* [SUPPLIED MATERIAL]
## BEGIN

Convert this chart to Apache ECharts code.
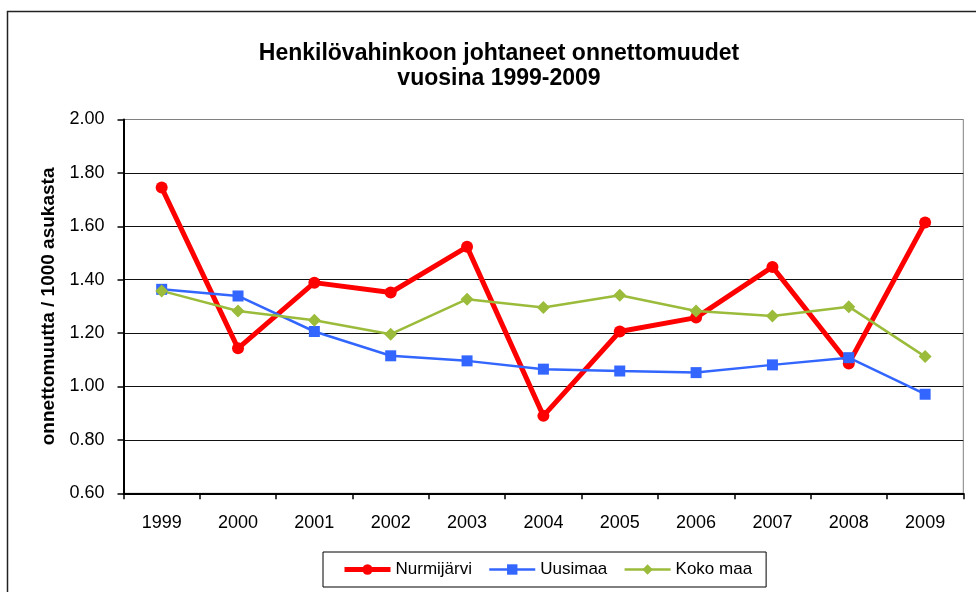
<!DOCTYPE html>
<html>
<head>
<meta charset="utf-8">
<title>Henkilövahinkoon johtaneet onnettomuudet</title>
<script src="https://cdn.jsdelivr.net/npm/echarts@6/dist/echarts.min.js"></script>
<style>
  html, body { margin: 0; padding: 0; background: #fff; }
  #chart { width: 976px; height: 592px; }
</style>
</head>
<body>
<div id="chart"></div>
<script>
// vuodet
var years = ['1999', '2000', '2001', '2002', '2003', '2004', '2005', '2006', '2007', '2008', '2009'];

// onnettomuutta / 1000 asukasta
var nurmijarvi = [1.745, 1.143, 1.389, 1.352, 1.523, 0.890, 1.206, 1.258, 1.448, 1.086, 1.614];
var uusimaa = [1.364, 1.339, 1.206, 1.115, 1.096, 1.065, 1.058, 1.052, 1.081, 1.108, 0.971];
var kokoMaa = [1.358, 1.283, 1.248, 1.196, 1.327, 1.296, 1.342, 1.283, 1.264, 1.299, 1.112];

var yTicks = { min: 0.6, max: 2.0, step: 0.2 };

var font = 'Liberation Sans, Arial, sans-serif';
var red = '#FF0000', blue = '#3366FF', green = '#9BBB3B';
var chart = echarts.init(document.getElementById('chart'));

chart.setOption({
  animation: false,
  backgroundColor: '#fff',
  textStyle: { fontFamily: font, color: '#000' },
  title: {
    text: 'Henkilövahinkoon johtaneet onnettomuudet\nvuosina 1999-2009',
    left: 494,
    top: 36,
    textAlign: 'center',
    textStyle: { fontSize: 23, fontWeight: 'bold', lineHeight: 25, color: '#000', fontFamily: font }
  },
  graphic: [
    {
      // kaavion ulkoreunus
      type: 'rect',
      shape: { x: 7.5, y: 11.5, width: 1000, height: 620 },
      style: { fill: null, stroke: '#222', lineWidth: 1.5 },
      silent: true
    }
  ],
  legend: {
    left: 323,
    top: 552,
    orient: 'horizontal',
    borderColor: '#000',
    borderWidth: 1,
    padding: [9, 14, 9, 19],
    itemGap: 16,
    itemWidth: 46,
    itemHeight: 13,
    textStyle: { fontSize: 17, color: '#000', fontFamily: font },
    data: [
      { name: 'Nurmijärvi', lineStyle: { width: 5 } },
      { name: 'Uusimaa', lineStyle: { width: 2.5 } },
      { name: 'Koko maa', lineStyle: { width: 2.5 } }
    ]
  },
  grid: {
    left: 123.5,
    top: 119.5,
    right: 12.7,
    bottom: 98.7,
    show: true,
    borderColor: '#808080',
    borderWidth: 1
  },
  xAxis: {
    type: 'category',
    data: years,
    boundaryGap: true,
    axisLine: { lineStyle: { color: '#000', width: 2 } },
    axisTick: { show: true, length: 6, inside: false, lineStyle: { color: '#000', width: 1.5 } },
    axisLabel: { fontSize: 18, color: '#000', margin: 21, fontFamily: font },
    splitLine: { show: false }
  },
  yAxis: {
    type: 'value',
    min: yTicks.min,
    max: yTicks.max,
    interval: yTicks.step,
    name: 'onnettomuutta / 1000 asukasta',
    nameLocation: 'middle',
    nameGap: 64,
    nameRotate: 90,
    nameTextStyle: { fontSize: 19, fontWeight: 'bold', color: '#000', fontFamily: font },
    axisLine: { show: true, lineStyle: { color: '#000', width: 2 } },
    axisTick: { show: true, length: 6, inside: false, lineStyle: { color: '#000', width: 1.5 } },
    axisLabel: {
      fontSize: 18,
      color: '#000',
      margin: 19,
      fontFamily: font,
      formatter: function (v) { return v.toFixed(2); }
    },
    splitLine: {
      show: true,
      lineStyle: {
        color: ['#000', '#111', '#111', '#111', '#111', '#111', '#111', '#808080'],
        width: 1.2
      }
    }
  },
  series: [
    {
      name: 'Nurmijärvi',
      type: 'line',
      data: nurmijarvi,
      symbol: 'circle',
      symbolSize: 12,
      lineStyle: { color: red, width: 5 },
      itemStyle: { color: red }
    },
    {
      name: 'Uusimaa',
      type: 'line',
      data: uusimaa,
      symbol: 'rect',
      symbolSize: 11,
      lineStyle: { color: blue, width: 2.5 },
      itemStyle: { color: blue }
    },
    {
      name: 'Koko maa',
      type: 'line',
      data: kokoMaa,
      symbol: 'diamond',
      symbolSize: [13, 13],
      lineStyle: { color: green, width: 2.5 },
      itemStyle: { color: green }
    }
  ]
});
</script>
</body>
</html>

## END

* [YOUR INSTRUCTIONS]
Transcribe exactly, with no pictures, the lines running from the first line of the material through the line holding "var chart = echarts.init(document.getElementById('chart'));".

* [RESPONSE TO THE TASK]
Convert this chart to Apache ECharts code.
<!DOCTYPE html>
<html>
<head>
<meta charset="utf-8">
<title>Henkilövahinkoon johtaneet onnettomuudet</title>
<script src="https://cdn.jsdelivr.net/npm/echarts@6/dist/echarts.min.js"></script>
<style>
  html, body { margin: 0; padding: 0; background: #fff; }
  #chart { width: 976px; height: 592px; }
</style>
</head>
<body>
<div id="chart"></div>
<script>
// vuodet
var years = ['1999', '2000', '2001', '2002', '2003', '2004', '2005', '2006', '2007', '2008', '2009'];

// onnettomuutta / 1000 asukasta
var nurmijarvi = [1.745, 1.143, 1.389, 1.352, 1.523, 0.890, 1.206, 1.258, 1.448, 1.086, 1.614];
var uusimaa = [1.364, 1.339, 1.206, 1.115, 1.096, 1.065, 1.058, 1.052, 1.081, 1.108, 0.971];
var kokoMaa = [1.358, 1.283, 1.248, 1.196, 1.327, 1.296, 1.342, 1.283, 1.264, 1.299, 1.112];

var yTicks = { min: 0.6, max: 2.0, step: 0.2 };

var font = 'Liberation Sans, Arial, sans-serif';
var red = '#FF0000', blue = '#3366FF', green = '#9BBB3B';
var chart = echarts.init(document.getElementById('chart'));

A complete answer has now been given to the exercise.